What needs to be done:
Repeat every line exactly, keeping the pictures out of the copy.

※

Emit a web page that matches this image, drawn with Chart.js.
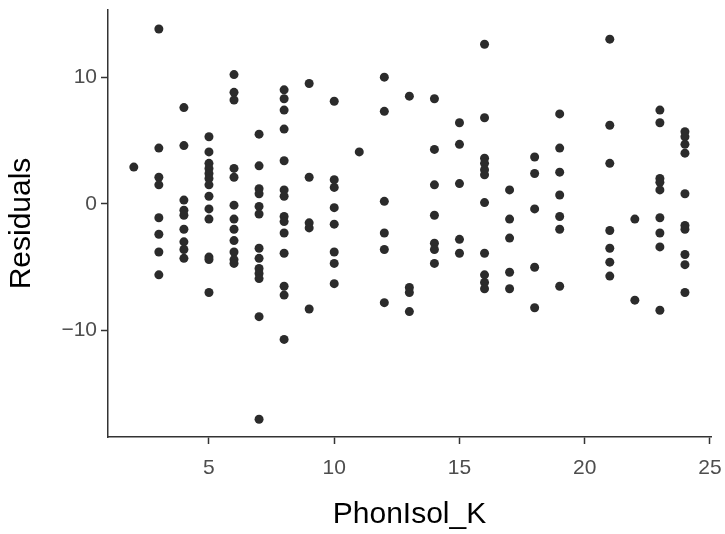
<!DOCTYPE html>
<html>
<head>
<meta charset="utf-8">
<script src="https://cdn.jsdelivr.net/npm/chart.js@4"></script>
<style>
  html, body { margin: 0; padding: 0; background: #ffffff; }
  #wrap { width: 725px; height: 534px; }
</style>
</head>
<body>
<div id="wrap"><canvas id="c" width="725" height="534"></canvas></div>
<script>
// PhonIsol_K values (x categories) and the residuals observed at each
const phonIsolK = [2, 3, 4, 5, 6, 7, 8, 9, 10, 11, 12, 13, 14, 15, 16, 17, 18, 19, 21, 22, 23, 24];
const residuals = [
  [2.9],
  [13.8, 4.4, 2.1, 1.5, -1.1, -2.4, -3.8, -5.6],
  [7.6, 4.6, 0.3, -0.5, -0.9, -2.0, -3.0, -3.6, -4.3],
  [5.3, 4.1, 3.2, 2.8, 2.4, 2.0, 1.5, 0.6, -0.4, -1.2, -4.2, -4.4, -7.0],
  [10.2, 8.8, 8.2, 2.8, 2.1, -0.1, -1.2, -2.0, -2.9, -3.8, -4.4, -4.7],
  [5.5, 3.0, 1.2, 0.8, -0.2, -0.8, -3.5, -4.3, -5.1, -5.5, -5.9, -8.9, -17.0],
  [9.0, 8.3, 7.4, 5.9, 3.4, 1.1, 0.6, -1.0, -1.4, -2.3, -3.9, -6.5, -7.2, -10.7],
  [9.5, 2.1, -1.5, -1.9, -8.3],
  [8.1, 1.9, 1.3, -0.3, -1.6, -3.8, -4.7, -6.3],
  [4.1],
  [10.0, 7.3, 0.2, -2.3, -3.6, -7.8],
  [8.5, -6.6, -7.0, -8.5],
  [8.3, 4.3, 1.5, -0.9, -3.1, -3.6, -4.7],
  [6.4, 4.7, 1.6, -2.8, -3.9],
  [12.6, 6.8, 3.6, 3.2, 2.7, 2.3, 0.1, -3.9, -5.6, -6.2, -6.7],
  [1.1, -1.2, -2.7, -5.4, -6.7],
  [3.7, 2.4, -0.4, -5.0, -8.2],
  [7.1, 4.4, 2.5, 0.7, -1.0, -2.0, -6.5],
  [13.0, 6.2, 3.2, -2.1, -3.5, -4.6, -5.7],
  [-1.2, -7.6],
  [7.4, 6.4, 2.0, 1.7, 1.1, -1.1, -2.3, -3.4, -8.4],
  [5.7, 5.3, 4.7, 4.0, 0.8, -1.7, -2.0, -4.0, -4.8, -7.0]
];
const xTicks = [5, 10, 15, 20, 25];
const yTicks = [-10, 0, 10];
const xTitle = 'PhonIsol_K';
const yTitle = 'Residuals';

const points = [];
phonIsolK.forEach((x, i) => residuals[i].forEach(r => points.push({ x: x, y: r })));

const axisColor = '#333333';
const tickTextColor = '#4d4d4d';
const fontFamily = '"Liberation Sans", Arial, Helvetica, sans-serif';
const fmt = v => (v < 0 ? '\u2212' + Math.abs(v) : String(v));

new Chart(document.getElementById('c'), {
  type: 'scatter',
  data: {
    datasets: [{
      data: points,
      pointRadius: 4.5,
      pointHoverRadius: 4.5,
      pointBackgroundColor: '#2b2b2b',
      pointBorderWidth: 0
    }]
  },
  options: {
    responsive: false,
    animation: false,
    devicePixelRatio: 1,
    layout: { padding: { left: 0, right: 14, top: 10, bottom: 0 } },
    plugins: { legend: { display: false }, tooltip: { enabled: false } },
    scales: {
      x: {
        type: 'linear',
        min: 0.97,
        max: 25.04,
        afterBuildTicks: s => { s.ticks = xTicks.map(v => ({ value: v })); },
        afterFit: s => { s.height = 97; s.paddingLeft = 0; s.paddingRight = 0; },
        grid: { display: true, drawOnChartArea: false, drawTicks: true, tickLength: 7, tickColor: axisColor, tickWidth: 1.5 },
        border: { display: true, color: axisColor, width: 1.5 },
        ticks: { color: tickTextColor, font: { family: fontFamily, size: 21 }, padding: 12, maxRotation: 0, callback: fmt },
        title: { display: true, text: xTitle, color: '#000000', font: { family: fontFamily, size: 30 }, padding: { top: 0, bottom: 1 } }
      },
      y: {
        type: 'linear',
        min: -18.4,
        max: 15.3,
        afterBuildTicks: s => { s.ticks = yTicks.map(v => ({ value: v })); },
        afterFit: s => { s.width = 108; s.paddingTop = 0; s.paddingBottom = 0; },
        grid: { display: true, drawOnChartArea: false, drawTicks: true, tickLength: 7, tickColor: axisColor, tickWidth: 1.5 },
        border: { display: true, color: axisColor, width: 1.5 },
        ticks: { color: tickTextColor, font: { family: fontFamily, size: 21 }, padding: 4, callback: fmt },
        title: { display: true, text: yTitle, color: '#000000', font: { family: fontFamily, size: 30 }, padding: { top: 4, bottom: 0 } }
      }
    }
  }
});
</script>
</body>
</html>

※

Exercise solution:
Emit a web page that matches this image, drawn with Chart.js.
<!DOCTYPE html>
<html>
<head>
<meta charset="utf-8">
<script src="https://cdn.jsdelivr.net/npm/chart.js@4"></script>
<style>
  html, body { margin: 0; padding: 0; background: #ffffff; }
  #wrap { width: 725px; height: 534px; }
</style>
</head>
<body>
<div id="wrap"><canvas id="c" width="725" height="534"></canvas></div>
<script>
// PhonIsol_K values (x categories) and the residuals observed at each
const phonIsolK = [2, 3, 4, 5, 6, 7, 8, 9, 10, 11, 12, 13, 14, 15, 16, 17, 18, 19, 21, 22, 23, 24];
const residuals = [
  [2.9],
  [13.8, 4.4, 2.1, 1.5, -1.1, -2.4, -3.8, -5.6],
  [7.6, 4.6, 0.3, -0.5, -0.9, -2.0, -3.0, -3.6, -4.3],
  [5.3, 4.1, 3.2, 2.8, 2.4, 2.0, 1.5, 0.6, -0.4, -1.2, -4.2, -4.4, -7.0],
  [10.2, 8.8, 8.2, 2.8, 2.1, -0.1, -1.2, -2.0, -2.9, -3.8, -4.4, -4.7],
  [5.5, 3.0, 1.2, 0.8, -0.2, -0.8, -3.5, -4.3, -5.1, -5.5, -5.9, -8.9, -17.0],
  [9.0, 8.3, 7.4, 5.9, 3.4, 1.1, 0.6, -1.0, -1.4, -2.3, -3.9, -6.5, -7.2, -10.7],
  [9.5, 2.1, -1.5, -1.9, -8.3],
  [8.1, 1.9, 1.3, -0.3, -1.6, -3.8, -4.7, -6.3],
  [4.1],
  [10.0, 7.3, 0.2, -2.3, -3.6, -7.8],
  [8.5, -6.6, -7.0, -8.5],
  [8.3, 4.3, 1.5, -0.9, -3.1, -3.6, -4.7],
  [6.4, 4.7, 1.6, -2.8, -3.9],
  [12.6, 6.8, 3.6, 3.2, 2.7, 2.3, 0.1, -3.9, -5.6, -6.2, -6.7],
  [1.1, -1.2, -2.7, -5.4, -6.7],
  [3.7, 2.4, -0.4, -5.0, -8.2],
  [7.1, 4.4, 2.5, 0.7, -1.0, -2.0, -6.5],
  [13.0, 6.2, 3.2, -2.1, -3.5, -4.6, -5.7],
  [-1.2, -7.6],
  [7.4, 6.4, 2.0, 1.7, 1.1, -1.1, -2.3, -3.4, -8.4],
  [5.7, 5.3, 4.7, 4.0, 0.8, -1.7, -2.0, -4.0, -4.8, -7.0]
];
const xTicks = [5, 10, 15, 20, 25];
const yTicks = [-10, 0, 10];
const xTitle = 'PhonIsol_K';
const yTitle = 'Residuals';

const points = [];
phonIsolK.forEach((x, i) => residuals[i].forEach(r => points.push({ x: x, y: r })));

const axisColor = '#333333';
const tickTextColor = '#4d4d4d';
const fontFamily = '"Liberation Sans", Arial, Helvetica, sans-serif';
const fmt = v => (v < 0 ? '\u2212' + Math.abs(v) : String(v));

new Chart(document.getElementById('c'), {
  type: 'scatter',
  data: {
    datasets: [{
      data: points,
      pointRadius: 4.5,
      pointHoverRadius: 4.5,
      pointBackgroundColor: '#2b2b2b',
      pointBorderWidth: 0
    }]
  },
  options: {
    responsive: false,
    animation: false,
    devicePixelRatio: 1,
    layout: { padding: { left: 0, right: 14, top: 10, bottom: 0 } },
    plugins: { legend: { display: false }, tooltip: { enabled: false } },
    scales: {
      x: {
        type: 'linear',
        min: 0.97,
        max: 25.04,
        afterBuildTicks: s => { s.ticks = xTicks.map(v => ({ value: v })); },
        afterFit: s => { s.height = 97; s.paddingLeft = 0; s.paddingRight = 0; },
        grid: { display: true, drawOnChartArea: false, drawTicks: true, tickLength: 7, tickColor: axisColor, tickWidth: 1.5 },
        border: { display: true, color: axisColor, width: 1.5 },
        ticks: { color: tickTextColor, font: { family: fontFamily, size: 21 }, padding: 12, maxRotation: 0, callback: fmt },
        title: { display: true, text: xTitle, color: '#000000', font: { family: fontFamily, size: 30 }, padding: { top: 0, bottom: 1 } }
      },
      y: {
        type: 'linear',
        min: -18.4,
        max: 15.3,
        afterBuildTicks: s => { s.ticks = yTicks.map(v => ({ value: v })); },
        afterFit: s => { s.width = 108; s.paddingTop = 0; s.paddingBottom = 0; },
        grid: { display: true, drawOnChartArea: false, drawTicks: true, tickLength: 7, tickColor: axisColor, tickWidth: 1.5 },
        border: { display: true, color: axisColor, width: 1.5 },
        ticks: { color: tickTextColor, font: { family: fontFamily, size: 21 }, padding: 4, callback: fmt },
        title: { display: true, text: yTitle, color: '#000000', font: { family: fontFamily, size: 30 }, padding: { top: 4, bottom: 0 } }
      }
    }
  }
});
</script>
</body>
</html>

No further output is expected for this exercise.